6. Nesse interim, O cardeal Hugolino deseja conhecer Clara. Sua fama tinha chegado até ele. Na Páscoa de 1220, ele se encontra em Assis e se dirige a São Damião. Fica fascinado com a personalidade desta jovem que conversa com ele com toda simplicidade. Clara, nesta altura, está com 27 anos. Quando conversam a respeito do Corpo de Cristo, o prelado experimenta uma profunda alegria quando se dá conta de que tudo o que Clara diz vem de uma íntima fonte de vida interior vivida com o Senhor na qualidade de amado e amada. Voltando depois ao lugar de trabalho sente saudades desse encontro. Escrevendo a Clara designa-a de mãe de sua salvação, confiando-lhe sua alma e seu espírito. Em seu Escrito, Hugolino exprime um sentido profundo da missão da mulher consagrada, que entregando-se sem reserva, com Cristo, gera irmãos para a vida da graça. Clara crescerá nesta consciência, vivendo sua vocação numa dimensão materna e mariana, como colaboradora de Deus e aquela que soergue os membros frágeis do Corpo inefável de Cristo.
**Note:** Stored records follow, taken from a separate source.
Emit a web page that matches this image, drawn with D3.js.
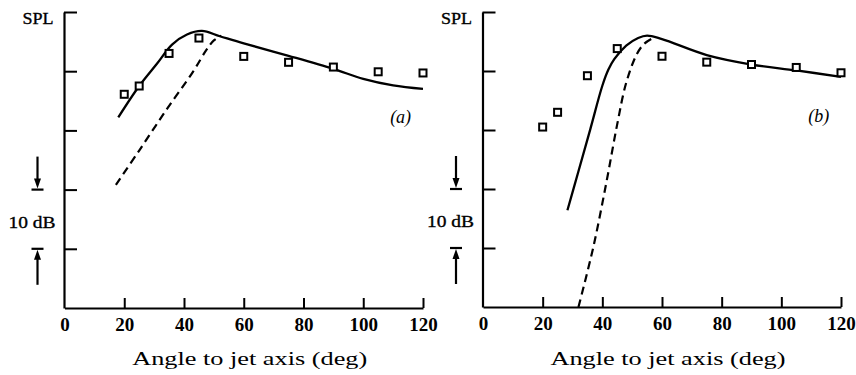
<!DOCTYPE html>
<html>
<head>
<meta charset="utf-8">
<script src="https://cdn.jsdelivr.net/npm/d3@7"></script>
<style>
  html, body { margin: 0; padding: 0; background: #fff; }
  svg { display: block; }
  text { font-family: "Liberation Serif", "Times New Roman", Times, serif; }
</style>
</head>
<body>
<svg id="chart" width="856" height="375"></svg>
<script>
// ---- data ----
const angleTicks = [0, 20, 40, 60, 80, 100, 120];
const splTicks = [10, 20, 30, 40, 50];
const panelLabels = ["(a)", "(b)"];
const xTitle = "Angle to jet axis (deg)";

const measuredAngles = [20, 25, 35, 45, 60, 75, 90, 105, 120];
const measuredA = [36.1, 37.5, 43.0, 45.6, 42.5, 41.5, 40.7, 39.9, 39.7];
const measuredB = [30.5, 33.0, 39.2, 43.8, 42.5, 41.5, 41.1, 40.6, 39.7];

const solidAnglesA = [18, 25, 31, 36, 41, 46, 52, 60, 75, 90, 100, 110, 120];
const solidValuesA = [32.2, 37.5, 41.3, 44.5, 46.2, 46.8, 45.9, 44.7, 42.6, 40.4, 38.7, 37.6, 37.0];
const dashedAnglesA = [17.2, 25, 34, 43, 47.5, 50, 52.5];
const dashedValuesA = [20.8, 26.6, 33.4, 39.9, 43.6, 45.2, 46.0];

const solidAnglesB = [28.3, 32, 36, 40, 42, 44, 48, 52, 55, 60, 75, 90, 105, 120];
const solidValuesB = [16.4, 23.0, 30.2, 37.5, 40.2, 42.0, 44.3, 45.6, 46.0, 45.4, 42.7, 41.1, 40.1, 39.0];
const dashedAnglesB = [32, 37, 41.5, 45, 48, 51.5, 54, 57];
const dashedValuesB = [0, 10.2, 21.5, 31.0, 38.0, 42.8, 44.6, 45.6];

// ---- layout ----
const panels = [
  { x0: 64.5, x1: 423, y0: 308, y1: 12, label: panelLabels[0],
    meas: measuredA, solid: [solidAnglesA, solidValuesA], dashed: [dashedAnglesA, dashedValuesA] },
  { x0: 483, x1: 841, y0: 307, y1: 12, label: panelLabels[1],
    meas: measuredB, solid: [solidAnglesB, solidValuesB], dashed: [dashedAnglesB, dashedValuesB] }
];

const svg = d3.select("#chart");

panels.forEach(p => {
  const x = d3.scaleLinear().domain([0, 120]).range([p.x0, p.x1]);
  const y = d3.scaleLinear().domain([0, 50]).range([p.y0, p.y1]);
  const g = svg.append("g");

  // x axis
  const xa = g.append("g").attr("transform", `translate(0,${p.y0})`)
    .call(d3.axisBottom(x).tickValues(angleTicks).tickSizeInner(-10).tickSizeOuter(0).tickPadding(10));
  xa.attr("font-family", null).attr("font-size", null);
  xa.select(".domain").attr("stroke", "#000").attr("stroke-width", 2.2);
  xa.selectAll(".tick line").attr("stroke", "#000").attr("stroke-width", 2)
    .attr("display", d => d === 0 ? "none" : null);
  xa.selectAll(".tick text").style("font-size", "19px")
    .style("font-weight", "bold").attr("fill", "#000");

  // y axis
  const ya = g.append("g").attr("transform", `translate(${p.x0 - 0.5},0)`)
    .call(d3.axisLeft(y).tickValues(splTicks).tickSizeInner(-13).tickSizeOuter(0).tickFormat(""));
  ya.select(".domain").attr("stroke", "#000").attr("stroke-width", 2.2);
  ya.selectAll(".tick line").attr("stroke", "#000").attr("stroke-width", 2);

  // SPL label
  g.append("text").attr("x", p.x0 - 42).attr("y", p.y1 + 12)
    .style("font-size", "17px").attr("textLength", 31)
    .attr("stroke", "#000").attr("stroke-width", 0.35)
    .attr("lengthAdjust", "spacingAndGlyphs").text("SPL");

  // 10 dB scale
  const ax = p.x0 - 27;
  g.append("text").attr("x", p.x0 - 56).attr("y", (y(20) + y(10)) / 2 + 8.5)
    .style("font-size", "17px").attr("textLength", 47)
    .attr("stroke", "#000").attr("stroke-width", 0.35)
    .attr("lengthAdjust", "spacingAndGlyphs").text("10 dB");
  // down arrow to 20 dB tick
  g.append("line").attr("x1", ax).attr("x2", ax).attr("y1", y(20) - 33).attr("y2", y(20) - 8)
    .attr("stroke", "#000").attr("stroke-width", 2.2);
  g.append("path").attr("d", `M${ax - 3.5},${y(20) - 11} L${ax + 3.5},${y(20) - 11} L${ax},${y(20) - 1} Z`).attr("fill", "#000");
  g.append("line").attr("x1", ax - 6).attr("x2", ax + 6).attr("y1", y(20)).attr("y2", y(20))
    .attr("stroke", "#000").attr("stroke-width", 2.2);
  // up arrow to 10 dB tick
  g.append("line").attr("x1", ax).attr("x2", ax).attr("y1", y(10) + 8).attr("y2", y(10) + 36)
    .attr("stroke", "#000").attr("stroke-width", 2.2);
  g.append("path").attr("d", `M${ax - 3.5},${y(10) + 11} L${ax + 3.5},${y(10) + 11} L${ax},${y(10) + 1} Z`).attr("fill", "#000");
  g.append("line").attr("x1", ax - 6).attr("x2", ax + 6).attr("y1", y(10)).attr("y2", y(10))
    .attr("stroke", "#000").attr("stroke-width", 2.2);

  // curves
  const line = d3.line().x(d => x(d[0])).y(d => y(d[1])).curve(d3.curveCatmullRom.alpha(0.5));
  g.append("path").datum(d3.zip(p.dashed[0], p.dashed[1])).attr("d", line)
    .attr("fill", "none").attr("stroke", "#000").attr("stroke-width", 2.2).attr("stroke-dasharray", "8,5");
  g.append("path").datum(d3.zip(p.solid[0], p.solid[1])).attr("d", line)
    .attr("fill", "none").attr("stroke", "#000").attr("stroke-width", 2.3);

  // measured points
  g.selectAll("rect.m").data(d3.zip(measuredAngles, p.meas)).join("rect").attr("class", "m")
    .attr("x", d => x(d[0]) - 3.5).attr("y", d => y(d[1]) - 3.5)
    .attr("width", 7).attr("height", 7)
    .attr("fill", "#fff").attr("stroke", "#000").attr("stroke-width", 2);

  // panel label
  g.append("text").attr("x", x(109)).attr("y", y(31.3))
    .style("font-style", "italic").style("font-size", "18px")
    .text(p.label);

  // x title
  g.append("text").attr("x", x(62)).attr("y", 365).attr("text-anchor", "middle")
    .style("font-size", "19px").attr("textLength", 235)
    .attr("lengthAdjust", "spacingAndGlyphs").text(xTitle);
});
</script>
</body>
</html>
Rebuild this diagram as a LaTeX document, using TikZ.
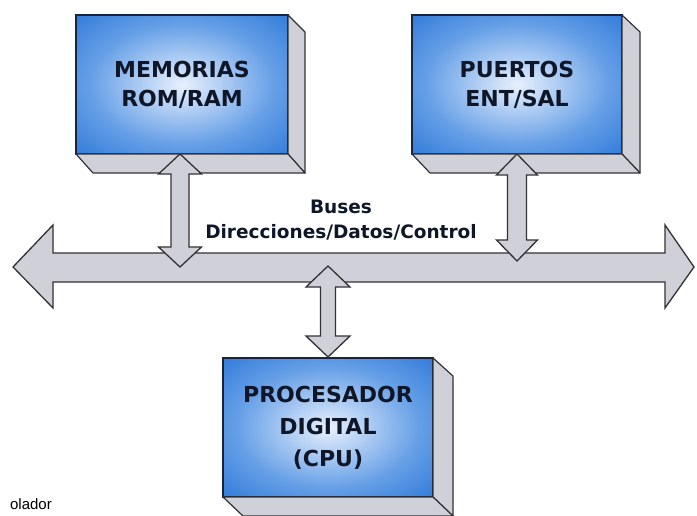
\documentclass[tikz,border=0pt]{standalone}
\usepackage{fontspec}
\setmainfont{DejaVu Sans}
\newfontfamily\capfont{Liberation Sans}
\usetikzlibrary{calc}
\definecolor{shA}{RGB}{232,240,252}
\definecolor{shB}{RGB}{190,214,246}
\definecolor{shC}{RGB}{100,158,230}
\definecolor{shD}{RGB}{42,118,216}
\definecolor{shE}{RGB}{22,88,196}
\definecolor{sidegray}{RGB}{208,209,216}
\definecolor{edgedark}{RGB}{50,50,54}
\definecolor{frontedge}{RGB}{22,36,64}
\definecolor{labelnavy}{RGB}{14,22,40}
\pgfdeclareradialshading{boxshade}{\pgfpoint{0bp}{0bp}}{color(0bp)=(shA); color(7bp)=(shB); color(22bp)=(shC); color(38bp)=(shD); color(72bp)=(shE)}
\tikzset{
  frontface/.style={draw=frontedge, line width=1.2pt, shading=boxshade, inner sep=0pt, outer sep=0pt,
    minimum width=212pt, minimum height=139pt, align=center, text=labelnavy},
  sideface/.style={fill=sidegray, draw=edgedark, line width=1.2pt, line join=round},
  blockarrow/.style={fill=sidegray, draw=edgedark, line width=1.3pt, line join=miter},
  boxfont/.style={font=\fontsize{22}{29}\selectfont\bfseries},
  cpufont/.style={font=\fontsize{22}{32}\selectfont\bfseries},
}
\newcommand\DoubleV[6]{% x, ytop, ybot, shaft half, head half, head length
  \draw[blockarrow] (#1,#2) -- (#1+#5,#2+#6) -- (#1+#4,#2+#6) -- (#1+#4,#3-#6) -- (#1+#5,#3-#6) -- (#1,#3)
    -- (#1-#5,#3-#6) -- (#1-#4,#3-#6) -- (#1-#4,#2+#6) -- (#1-#5,#2+#6) -- cycle;}
\begin{document}
\begin{tikzpicture}[x=1pt,y=-1pt]
\useasboundingbox (0,0) rectangle (697,516);
% boxes
\node[frontface, boxfont] (mem) at (182,84.5) {MEMORIAS\\ROM/RAM};
\draw[sideface] (mem.north east) -- ++(17,17) -- ($(mem.south east)+(17,19)$) -- (mem.south east) -- cycle;
\draw[sideface] (mem.south west) -- (mem.south east) -- ++(17,19) -- ($(mem.south west)+(17,19)$) -- cycle;
\node[frontface, boxfont, minimum width=210pt] (io) at (517,84.5) {PUERTOS\\ENT/SAL};
\draw[sideface] (io.north east) -- ++(18,17) -- ($(io.south east)+(18,19)$) -- (io.south east) -- cycle;
\draw[sideface] (io.south west) -- (io.south east) -- ++(18,19) -- ($(io.south west)+(18,19)$) -- cycle;
\node[frontface, cpufont, minimum width=210pt] (cpu) at (328,427.5) {PROCESADOR\\DIGITAL\\(CPU)};
\draw[sideface] (cpu.north east) -- ++(20,18) -- ($(cpu.south east)+(20,19)$) -- (cpu.south east) -- cycle;
\draw[sideface] (cpu.south west) -- (cpu.south east) -- ++(20,19) -- ($(cpu.south west)+(20,19)$) -- cycle;
% bus
\coordinate (busL) at (13,267);
\coordinate (busR) at (694,267);
\draw[blockarrow] (busL) -- (53,225) -- (53,253) -- (665,253) -- (665,225) -- (busR) -- (665,308) -- (665,282)
  -- (53,282) -- (53,308) -- cycle;
% vertical double arrows
\DoubleV{180}{154}{267}{9}{21.5}{20}
\DoubleV{517}{154}{261}{9.5}{20.5}{21}
\DoubleV{328}{266}{357}{7.5}{22}{21}
% bus label
\node[align=center, text=labelnavy, font=\fontsize{18.5}{25}\selectfont\bfseries] (buslbl) at (341,220.5)
  {Buses\\Direcciones/Datos/Control};
% caption fragment
\node[anchor=base east, inner sep=0pt, font=\capfont\fontsize{15}{18}\selectfont] (cap) at (52,509) {olador};
\end{tikzpicture}
\end{document}
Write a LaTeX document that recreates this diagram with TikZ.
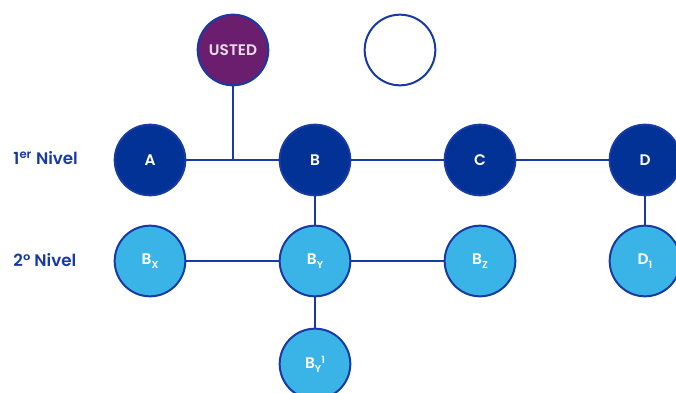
\documentclass[tikz,border=0pt]{standalone}
\usepackage{fontspec}
\setmainfont{Poppins}[BoldFont={Poppins SemiBold}]
\definecolor{azuloscuro}{RGB}{2,50,150}
\definecolor{borde}{RGB}{24,58,165}
\definecolor{celeste}{RGB}{58,180,230}
\definecolor{morado}{RGB}{108,30,110}
\tikzset{every picture/.style={line width=0.75pt}}
\tikzset{
  circulo/.style={circle,draw=borde,line width=1.5pt,minimum size=53pt,inner sep=0pt,font=\fontsize{11.5}{13}\selectfont\bfseries,text=white},
  nivuno/.style={circulo,fill=azuloscuro},
  nivdos/.style={circulo,fill=celeste},
  usted/.style={circulo,fill=morado,text=white!85!morado},
  vacio/.style={circulo,fill=white},
  rotulo/.style={anchor=west,inner sep=0.75pt,text=borde,font=\fontsize{12.5}{15}\selectfont\bfseries},
  enlace/.style={draw=borde,line width=1.4pt}
}
\newcommand{\subi}[1]{\raisebox{-0.45ex}{\fontsize{7.5}{8}\selectfont #1}}

\begin{document}
\begin{tikzpicture}[x=0.75pt,y=0.75pt,yscale=-1,xscale=1]
\useasboundingbox (0,0) rectangle (676,393);

%Shape: Circle top
\node [usted] (usted) at (233,50) {USTED};
\node [vacio] (vacio) at (400,50) {};
%Shape: Circle 1er nivel
\node [nivuno] (a) at (150,160) {A};
\node [nivuno] (b) at (315,160) {B};
\node [nivuno] (c) at (480,160) {C};
\node [nivuno] (d) at (645,160) {D};
%Shape: Circle 2o nivel
\node [nivdos] (bx) at (150,261) {B\subi{X}};
\node [nivdos] (by) at (315,261) {B\subi{Y}};
\node [nivdos] (bz) at (480,261) {B\subi{Z}};
\node [nivdos] (dd) at (645,261) {D\subi{1}};
\node [nivdos] (byy) at (315,364) {B\subi{Y}\raisebox{0.6ex}{\fontsize{7.5}{8}\selectfont 1}};
\coordinate (union) at (233,160);

%Straight Lines
\draw [enlace] (usted) -- (union);
\draw [enlace] (a) -- (b);
\draw [enlace] (b) -- (c);
\draw [enlace] (c) -- (d);
\draw [enlace] (b) -- (by);
\draw [enlace] (bx) -- (by);
\draw [enlace] (by) -- (bz);
\draw [enlace] (d) -- (dd);
\draw [enlace] (by) -- (byy);

% Text Node
\node [rotulo] (uno) at (12,158) {1\textsuperscript{er} Nivel};
% Text Node
\node [rotulo] (dos) at (12,260) {2° Nivel};

\end{tikzpicture}
\end{document}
7. Os anos que se seguiram á visita de Hugolino são caracterizados pela tentativa de fazer com que os mosteiros que viessem a surgir se caracterizassem por uma pobreza radical, naquilo que Clara chamava de sua Ordem. As comunidades que começam a nascer olham para a sororidade (fraternidade de irmãs) como ponto de referência, desejando adotar o mesmo estilo de vida. Alguns mosteiros buscam assumir a Forma vivendi dada por Francisco. Pode ser que neste momento irmãs que tinham vivido em São Damião tenham saído para novas fundações. Começaria, assim, a difusão do espírito de São Damião.